'''

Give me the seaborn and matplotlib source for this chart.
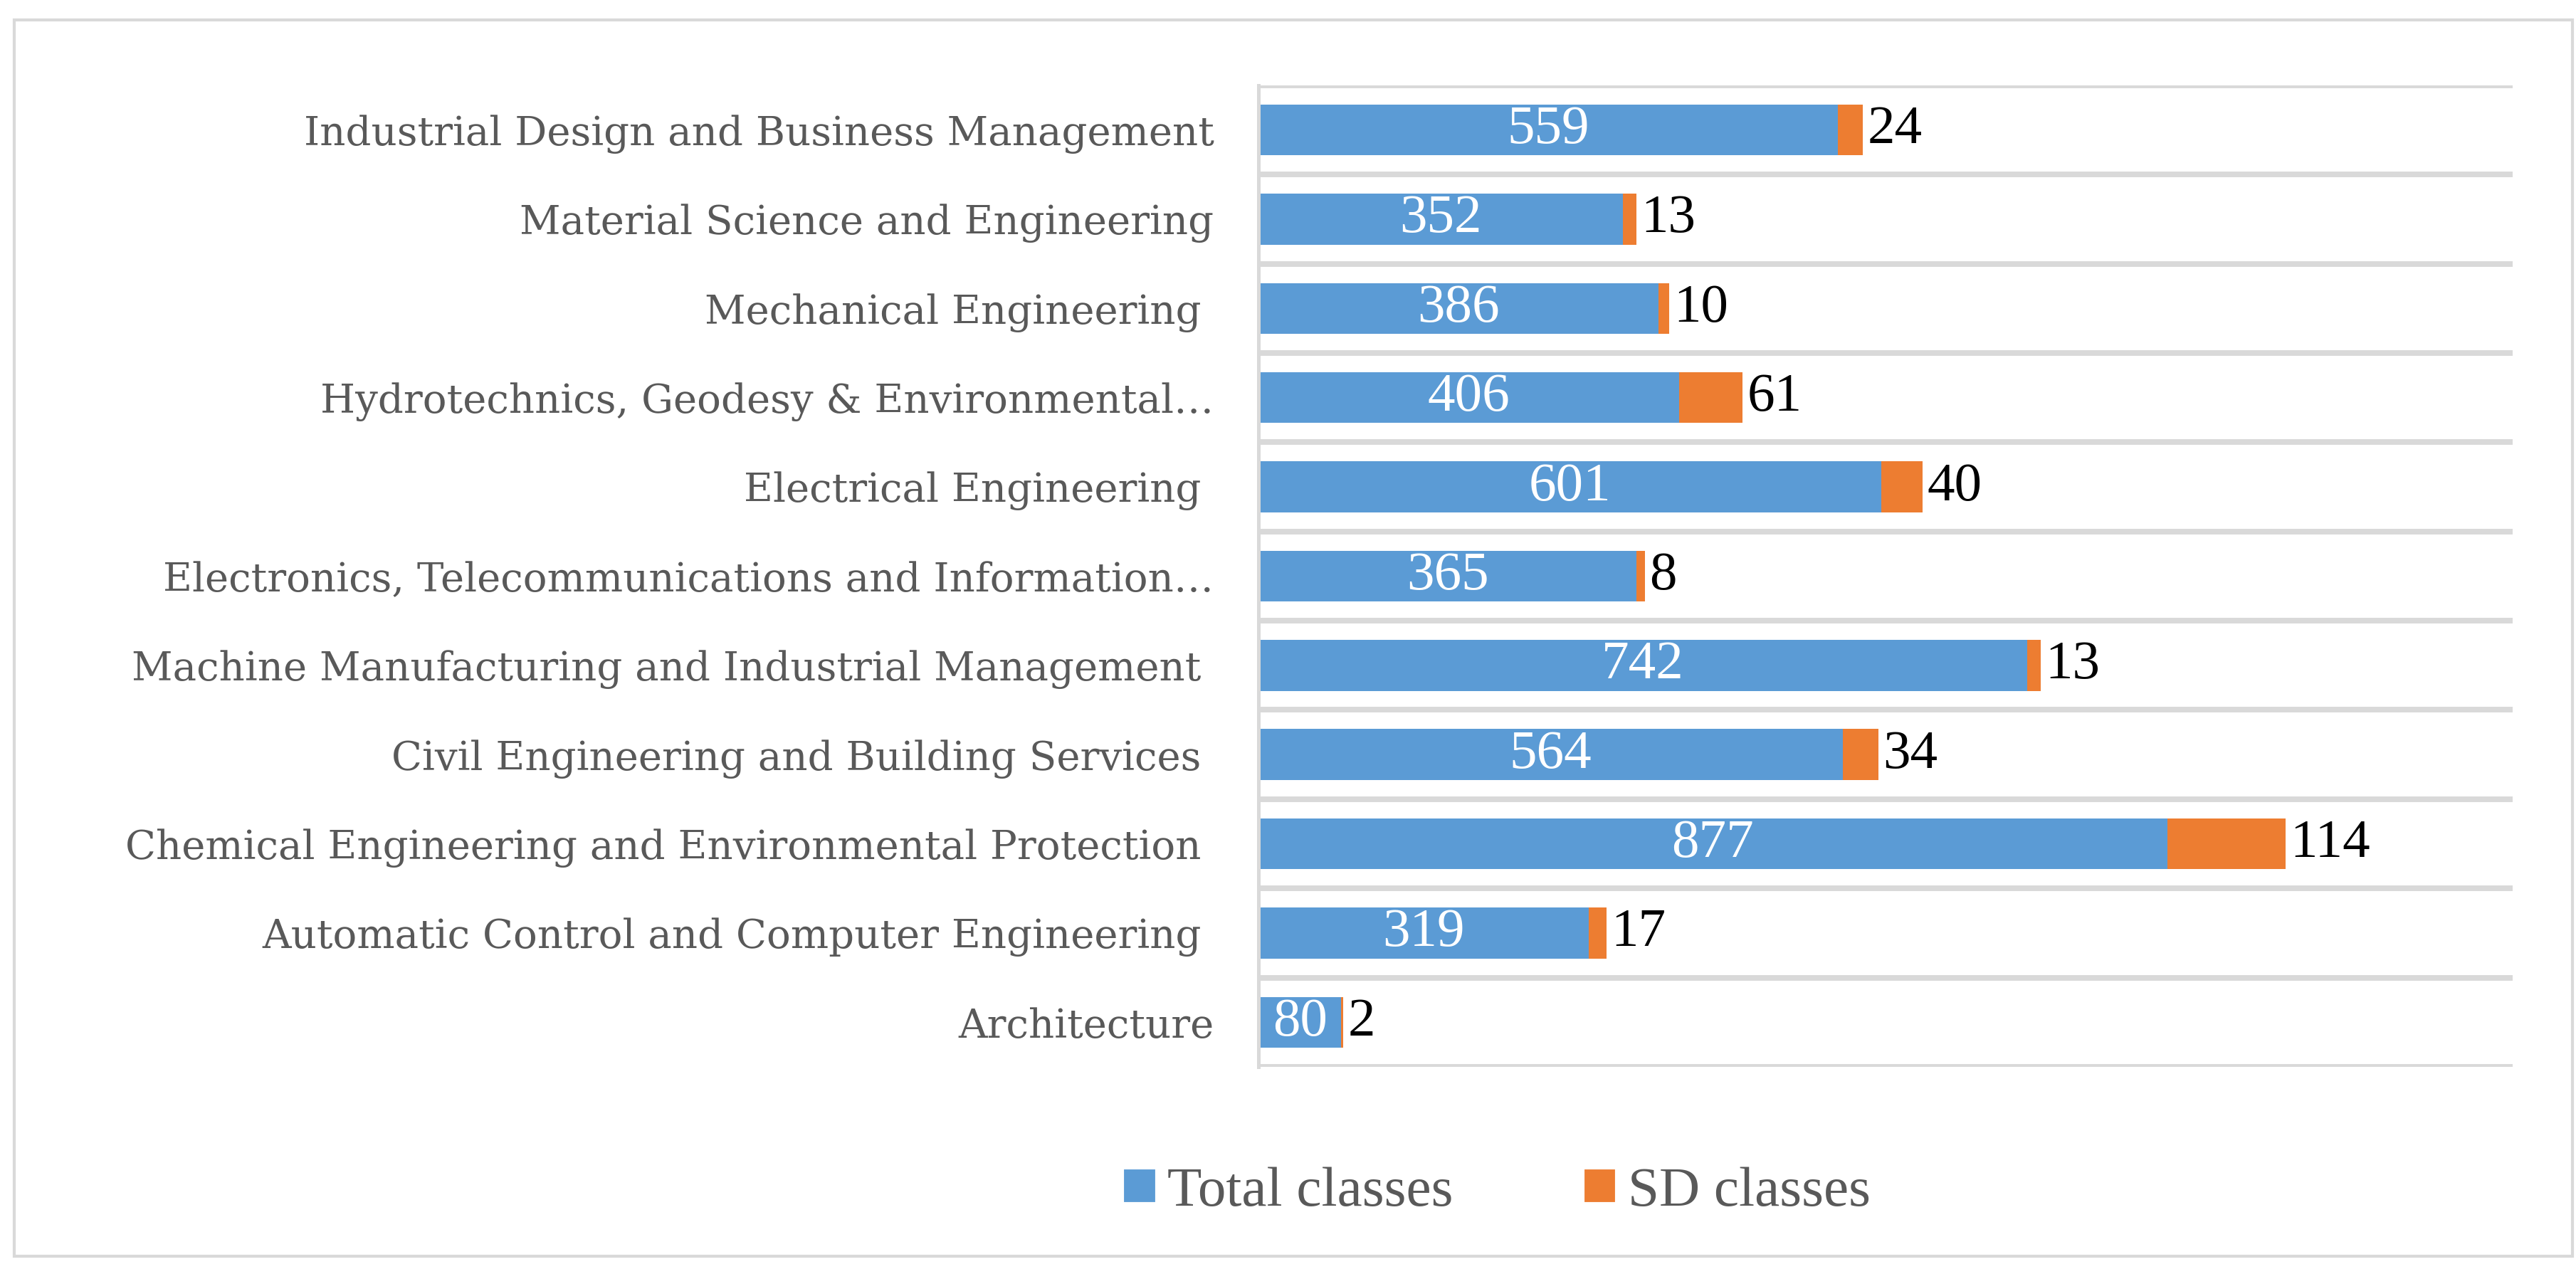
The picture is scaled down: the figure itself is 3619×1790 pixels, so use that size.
import pandas as pd
import seaborn as sns
import matplotlib.pyplot as plt
from matplotlib.patches import Rectangle, Patch

categories = [
    "Industrial Design and Business Management",
    "Material Science and Engineering",
    "Mechanical Engineering ",
    "Hydrotechnics, Geodesy & Environmental…",
    "Electrical Engineering ",
    "Electronics, Telecommunications and Information…",
    "Machine Manufacturing and Industrial Management ",
    "Civil Engineering and Building Services ",
    "Chemical Engineering and Environmental Protection ",
    "Automatic Control and Computer Engineering ",
    "Architecture",
]
total_classes = [559, 352, 386, 406, 601, 365, 742, 564, 877, 319, 80]
sd_classes = [24, 13, 10, 61, 40, 8, 13, 34, 114, 17, 2]

blue = '#5B9BD5'
orange = '#ED7D31'
grid_grey = '#D9D9D9'
text_grey = '#595959'

df = pd.DataFrame({'Faculty': categories,
                   'Total': total_classes,
                   'SD': sd_classes})
df['Stack'] = df['Total'] + df['SD']

sns.set_style('white')
plt.rcParams['font.family'] = ['Liberation Serif', 'DejaVu Serif']

fig = plt.figure(figsize=(3619 / 300, 1790 / 300), dpi=300)
ax = fig.add_axes([0.4885, 0.1626, 0.9754 - 0.4885, 0.933 - 0.1626])

# stacked bars: full stack in orange, blue total drawn over it
sns.barplot(data=df, x='Stack', y='Faculty', color=orange, saturation=1,
            width=0.57, orient='h', ax=ax, linewidth=0)
sns.barplot(data=df, x='Total', y='Faculty', color=blue, saturation=1,
            width=0.57, orient='h', ax=ax, linewidth=0)

for i, row in df.iterrows():
    ax.text(row['Total'] / 2, i, str(row['Total']), color='white',
            ha='center', va='center', fontsize=18.5)
    ax.annotate(str(row['SD']), xy=(row['Stack'], i), xytext=(1.5, 0),
                textcoords='offset points', ha='left', va='center',
                fontsize=18.5, color='black')

ax.set_xlim(0, 1210)
ax.set_ylim(len(categories) - 0.5, -0.5)
ax.set_xticks([])
ax.set_xlabel('')
ax.set_ylabel('')

# category separators
ax.set_yticks([k - 0.5 for k in range(len(categories) + 1)], minor=True)
ax.grid(True, which='minor', axis='y', color=grid_grey, linewidth=1.9)
ax.tick_params(axis='y', which='both', length=0, pad=15, labelsize=13.5,
               labelcolor=text_grey)
for lab in ax.get_yticklabels():
    lab.set_family('DejaVu Serif')

for side in ['top', 'right', 'bottom']:
    ax.spines[side].set_visible(False)
ax.spines['left'].set_color(grid_grey)
ax.spines['left'].set_linewidth(1.2)

handles = [Patch(facecolor=blue, label='Total classes'),
           Patch(facecolor=orange, label='SD classes')]
fig.legend(handles=handles, loc='center', bbox_to_anchor=(0.581, 0.064),
           ncol=2, frameon=False, fontsize=19, labelcolor=text_grey,
           handlelength=0.6, handleheight=0.6, handletextpad=0.2,
           columnspacing=2.3)

fig.patches.append(Rectangle((20 / 3619, 1 - 1765 / 1790),
                             (3614 - 20) / 3619, (1765 - 28) / 1790,
                             transform=fig.transFigure, fill=False,
                             edgecolor=grid_grey, linewidth=1.0))

plt.savefig('out.png', dpi=300)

'''

- [Exercise aim]
In the data above, please extract the lines from the first one through the line with "from matplotlib.patches import", exactly, and keep pictures out.

- [Answer to this problem]
Give me the seaborn and matplotlib source for this chart.
The picture is scaled down: the figure itself is 3619×1790 pixels, so use that size.
import pandas as pd
import seaborn as sns
import matplotlib.pyplot as plt
from matplotlib.patches import Rectangle, Patch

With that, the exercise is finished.